*The exercise*:
Retype the opening lines of the data exactly, stopping after the line that contains "(0,0) rectangle (696,531);". Skip every picture.

═════ Given information

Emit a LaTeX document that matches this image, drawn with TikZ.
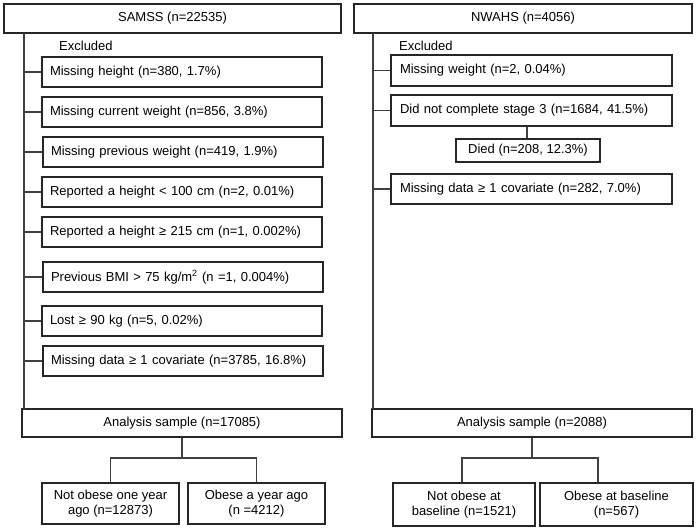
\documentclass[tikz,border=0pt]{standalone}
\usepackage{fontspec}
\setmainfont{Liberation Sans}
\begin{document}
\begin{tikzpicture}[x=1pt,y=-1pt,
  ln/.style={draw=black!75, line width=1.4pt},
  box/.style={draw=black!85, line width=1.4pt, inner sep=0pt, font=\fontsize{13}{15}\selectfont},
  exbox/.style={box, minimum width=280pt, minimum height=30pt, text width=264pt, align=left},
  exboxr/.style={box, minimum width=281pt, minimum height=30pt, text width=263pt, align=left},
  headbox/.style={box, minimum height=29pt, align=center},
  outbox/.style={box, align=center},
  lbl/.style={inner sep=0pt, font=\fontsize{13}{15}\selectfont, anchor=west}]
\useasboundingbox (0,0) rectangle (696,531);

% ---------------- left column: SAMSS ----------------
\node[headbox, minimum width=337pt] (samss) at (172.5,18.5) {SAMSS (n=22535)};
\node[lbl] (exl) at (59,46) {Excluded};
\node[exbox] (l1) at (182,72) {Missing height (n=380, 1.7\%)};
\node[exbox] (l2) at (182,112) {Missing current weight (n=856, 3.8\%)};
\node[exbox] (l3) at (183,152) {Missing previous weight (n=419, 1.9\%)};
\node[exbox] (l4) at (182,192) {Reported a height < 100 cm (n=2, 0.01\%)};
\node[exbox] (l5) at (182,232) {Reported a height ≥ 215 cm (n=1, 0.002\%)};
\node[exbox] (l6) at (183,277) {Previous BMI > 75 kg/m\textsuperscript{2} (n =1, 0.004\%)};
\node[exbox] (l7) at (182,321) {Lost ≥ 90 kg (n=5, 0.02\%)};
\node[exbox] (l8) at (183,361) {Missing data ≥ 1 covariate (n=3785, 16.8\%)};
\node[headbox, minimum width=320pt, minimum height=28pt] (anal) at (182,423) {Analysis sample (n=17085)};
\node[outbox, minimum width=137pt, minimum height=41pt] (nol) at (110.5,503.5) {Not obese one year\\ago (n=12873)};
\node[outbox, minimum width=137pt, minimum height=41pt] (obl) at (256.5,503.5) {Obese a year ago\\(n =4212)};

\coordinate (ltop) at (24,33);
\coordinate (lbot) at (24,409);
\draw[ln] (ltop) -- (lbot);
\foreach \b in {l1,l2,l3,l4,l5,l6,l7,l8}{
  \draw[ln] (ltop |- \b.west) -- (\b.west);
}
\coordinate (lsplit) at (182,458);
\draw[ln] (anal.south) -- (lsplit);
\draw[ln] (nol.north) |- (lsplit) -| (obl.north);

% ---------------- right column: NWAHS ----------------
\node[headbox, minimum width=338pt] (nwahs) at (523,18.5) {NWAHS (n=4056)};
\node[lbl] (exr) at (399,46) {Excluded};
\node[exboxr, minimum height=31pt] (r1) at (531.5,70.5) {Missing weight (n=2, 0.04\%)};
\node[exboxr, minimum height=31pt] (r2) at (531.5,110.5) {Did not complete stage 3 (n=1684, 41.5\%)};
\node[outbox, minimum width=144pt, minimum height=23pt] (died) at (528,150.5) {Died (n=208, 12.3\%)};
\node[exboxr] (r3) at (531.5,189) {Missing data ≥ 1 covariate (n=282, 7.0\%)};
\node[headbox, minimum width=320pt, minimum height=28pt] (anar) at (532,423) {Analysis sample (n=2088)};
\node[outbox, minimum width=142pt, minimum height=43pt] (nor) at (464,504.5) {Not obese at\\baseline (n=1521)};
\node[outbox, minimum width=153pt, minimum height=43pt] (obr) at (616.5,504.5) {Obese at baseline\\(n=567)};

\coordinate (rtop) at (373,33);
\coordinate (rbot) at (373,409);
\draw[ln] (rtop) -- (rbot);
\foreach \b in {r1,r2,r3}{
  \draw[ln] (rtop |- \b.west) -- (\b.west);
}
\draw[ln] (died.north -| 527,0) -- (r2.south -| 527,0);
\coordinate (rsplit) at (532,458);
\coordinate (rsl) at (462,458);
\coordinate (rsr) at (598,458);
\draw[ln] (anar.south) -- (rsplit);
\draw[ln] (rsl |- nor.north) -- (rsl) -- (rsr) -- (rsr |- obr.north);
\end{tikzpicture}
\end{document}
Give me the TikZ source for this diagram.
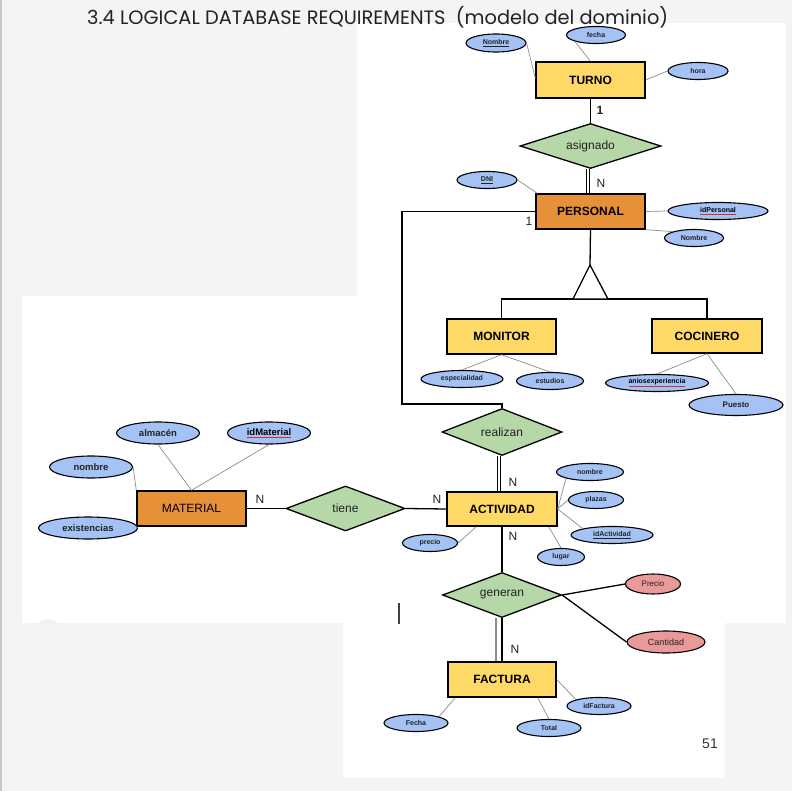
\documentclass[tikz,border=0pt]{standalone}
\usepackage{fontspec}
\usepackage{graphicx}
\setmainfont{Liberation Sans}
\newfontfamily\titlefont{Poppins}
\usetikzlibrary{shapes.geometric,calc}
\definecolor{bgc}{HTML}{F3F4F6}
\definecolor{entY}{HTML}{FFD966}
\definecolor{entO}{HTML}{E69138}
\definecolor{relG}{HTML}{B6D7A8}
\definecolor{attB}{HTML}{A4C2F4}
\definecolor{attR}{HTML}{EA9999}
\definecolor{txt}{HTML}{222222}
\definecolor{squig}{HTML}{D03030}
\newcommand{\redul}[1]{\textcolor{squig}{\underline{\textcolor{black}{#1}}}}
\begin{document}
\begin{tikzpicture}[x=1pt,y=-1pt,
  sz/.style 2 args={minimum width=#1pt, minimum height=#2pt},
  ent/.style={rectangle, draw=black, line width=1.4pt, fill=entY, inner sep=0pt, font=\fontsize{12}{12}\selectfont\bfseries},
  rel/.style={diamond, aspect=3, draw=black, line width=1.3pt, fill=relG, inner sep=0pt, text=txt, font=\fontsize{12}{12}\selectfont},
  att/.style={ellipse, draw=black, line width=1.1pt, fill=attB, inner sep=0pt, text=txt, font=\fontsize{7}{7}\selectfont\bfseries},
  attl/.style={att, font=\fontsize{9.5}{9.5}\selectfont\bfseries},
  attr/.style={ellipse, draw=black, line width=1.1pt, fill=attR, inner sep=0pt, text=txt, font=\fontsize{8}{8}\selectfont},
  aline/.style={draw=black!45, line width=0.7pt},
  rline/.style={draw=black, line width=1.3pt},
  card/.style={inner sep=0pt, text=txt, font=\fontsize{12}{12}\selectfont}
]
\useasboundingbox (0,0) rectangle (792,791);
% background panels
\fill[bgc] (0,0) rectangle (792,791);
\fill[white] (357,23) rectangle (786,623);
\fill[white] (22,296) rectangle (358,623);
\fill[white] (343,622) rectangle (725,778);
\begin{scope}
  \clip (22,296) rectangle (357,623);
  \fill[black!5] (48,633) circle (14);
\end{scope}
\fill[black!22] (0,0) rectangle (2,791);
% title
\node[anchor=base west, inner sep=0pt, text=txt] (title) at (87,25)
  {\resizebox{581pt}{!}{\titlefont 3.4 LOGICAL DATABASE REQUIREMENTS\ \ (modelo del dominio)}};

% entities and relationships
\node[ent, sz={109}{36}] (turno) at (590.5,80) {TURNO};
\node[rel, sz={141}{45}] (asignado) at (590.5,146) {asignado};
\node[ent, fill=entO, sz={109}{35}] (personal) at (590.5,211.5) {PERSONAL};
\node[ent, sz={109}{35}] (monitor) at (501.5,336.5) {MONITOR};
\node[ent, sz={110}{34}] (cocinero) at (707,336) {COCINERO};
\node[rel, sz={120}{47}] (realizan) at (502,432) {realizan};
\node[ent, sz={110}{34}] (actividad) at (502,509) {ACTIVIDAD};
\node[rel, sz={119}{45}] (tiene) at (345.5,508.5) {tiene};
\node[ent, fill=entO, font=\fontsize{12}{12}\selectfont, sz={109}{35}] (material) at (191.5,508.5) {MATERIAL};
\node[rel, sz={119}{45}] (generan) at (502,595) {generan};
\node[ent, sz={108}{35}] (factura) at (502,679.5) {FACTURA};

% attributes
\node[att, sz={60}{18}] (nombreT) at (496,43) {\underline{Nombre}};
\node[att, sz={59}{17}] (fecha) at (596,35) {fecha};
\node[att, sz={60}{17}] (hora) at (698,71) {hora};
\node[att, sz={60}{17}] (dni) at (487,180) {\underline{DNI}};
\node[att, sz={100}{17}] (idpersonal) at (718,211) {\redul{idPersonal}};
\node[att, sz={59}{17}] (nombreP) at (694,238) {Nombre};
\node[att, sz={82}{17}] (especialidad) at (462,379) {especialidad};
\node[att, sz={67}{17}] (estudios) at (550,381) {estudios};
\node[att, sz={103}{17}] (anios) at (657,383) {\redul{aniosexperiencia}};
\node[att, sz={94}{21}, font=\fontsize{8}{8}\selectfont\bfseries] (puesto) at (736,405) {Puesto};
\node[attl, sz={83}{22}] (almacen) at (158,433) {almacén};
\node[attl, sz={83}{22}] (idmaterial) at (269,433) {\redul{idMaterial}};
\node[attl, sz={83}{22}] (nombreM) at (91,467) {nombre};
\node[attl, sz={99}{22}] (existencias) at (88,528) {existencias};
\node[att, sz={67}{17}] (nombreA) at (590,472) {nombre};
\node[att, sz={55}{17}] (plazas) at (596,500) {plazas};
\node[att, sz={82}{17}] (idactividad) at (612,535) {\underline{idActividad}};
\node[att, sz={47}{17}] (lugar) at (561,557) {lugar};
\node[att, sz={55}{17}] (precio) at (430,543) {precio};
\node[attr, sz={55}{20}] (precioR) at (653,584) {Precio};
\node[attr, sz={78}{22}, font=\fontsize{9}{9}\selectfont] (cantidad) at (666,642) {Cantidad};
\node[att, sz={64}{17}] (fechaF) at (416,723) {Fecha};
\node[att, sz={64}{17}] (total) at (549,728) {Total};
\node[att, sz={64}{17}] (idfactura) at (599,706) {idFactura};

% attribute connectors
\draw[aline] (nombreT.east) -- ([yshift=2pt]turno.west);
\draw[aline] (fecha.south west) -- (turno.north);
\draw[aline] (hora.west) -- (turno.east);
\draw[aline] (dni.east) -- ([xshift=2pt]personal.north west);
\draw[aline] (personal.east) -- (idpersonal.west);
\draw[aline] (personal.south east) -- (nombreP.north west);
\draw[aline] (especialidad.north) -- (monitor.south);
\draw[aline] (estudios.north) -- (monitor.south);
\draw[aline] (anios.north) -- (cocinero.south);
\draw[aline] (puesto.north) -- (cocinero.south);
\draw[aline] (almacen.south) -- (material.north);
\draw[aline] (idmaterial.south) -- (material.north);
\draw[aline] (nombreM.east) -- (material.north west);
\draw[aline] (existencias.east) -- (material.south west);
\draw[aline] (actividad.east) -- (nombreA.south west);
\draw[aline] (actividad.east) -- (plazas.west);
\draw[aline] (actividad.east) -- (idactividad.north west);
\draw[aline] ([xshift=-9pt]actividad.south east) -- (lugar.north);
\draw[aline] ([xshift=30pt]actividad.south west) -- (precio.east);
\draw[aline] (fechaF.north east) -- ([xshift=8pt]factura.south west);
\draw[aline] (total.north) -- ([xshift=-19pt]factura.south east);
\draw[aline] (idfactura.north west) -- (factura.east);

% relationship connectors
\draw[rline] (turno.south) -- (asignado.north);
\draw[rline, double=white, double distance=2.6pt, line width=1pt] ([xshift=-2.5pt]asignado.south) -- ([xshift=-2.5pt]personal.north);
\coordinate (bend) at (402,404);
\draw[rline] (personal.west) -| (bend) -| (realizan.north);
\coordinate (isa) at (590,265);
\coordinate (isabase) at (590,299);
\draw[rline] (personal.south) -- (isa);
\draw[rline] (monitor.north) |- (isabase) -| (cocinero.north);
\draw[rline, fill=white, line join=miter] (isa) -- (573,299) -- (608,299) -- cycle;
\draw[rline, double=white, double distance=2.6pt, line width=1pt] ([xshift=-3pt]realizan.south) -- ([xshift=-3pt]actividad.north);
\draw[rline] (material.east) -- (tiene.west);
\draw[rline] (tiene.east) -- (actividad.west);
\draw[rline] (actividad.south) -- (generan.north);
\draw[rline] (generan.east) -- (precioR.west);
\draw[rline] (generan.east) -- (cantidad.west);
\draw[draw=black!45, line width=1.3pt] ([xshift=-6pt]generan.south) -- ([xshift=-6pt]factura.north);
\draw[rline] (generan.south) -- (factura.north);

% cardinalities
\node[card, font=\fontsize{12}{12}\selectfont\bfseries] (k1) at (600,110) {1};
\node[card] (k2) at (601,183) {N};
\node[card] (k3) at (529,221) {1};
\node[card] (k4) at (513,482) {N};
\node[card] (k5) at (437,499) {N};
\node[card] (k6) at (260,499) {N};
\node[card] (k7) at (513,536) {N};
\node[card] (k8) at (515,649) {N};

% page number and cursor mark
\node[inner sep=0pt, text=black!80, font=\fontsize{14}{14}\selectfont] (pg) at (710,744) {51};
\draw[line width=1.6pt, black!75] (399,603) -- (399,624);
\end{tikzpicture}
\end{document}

══════════

*Solution for this exercise*:
Emit a LaTeX document that matches this image, drawn with TikZ.
\documentclass[tikz,border=0pt]{standalone}
\usepackage{fontspec}
\setmainfont{Liberation Sans}
\begin{document}
\begin{tikzpicture}[x=1pt,y=-1pt,
  ln/.style={draw=black!75, line width=1.4pt},
  box/.style={draw=black!85, line width=1.4pt, inner sep=0pt, font=\fontsize{13}{15}\selectfont},
  exbox/.style={box, minimum width=280pt, minimum height=30pt, text width=264pt, align=left},
  exboxr/.style={box, minimum width=281pt, minimum height=30pt, text width=263pt, align=left},
  headbox/.style={box, minimum height=29pt, align=center},
  outbox/.style={box, align=center},
  lbl/.style={inner sep=0pt, font=\fontsize{13}{15}\selectfont, anchor=west}]
\useasboundingbox (0,0) rectangle (696,531);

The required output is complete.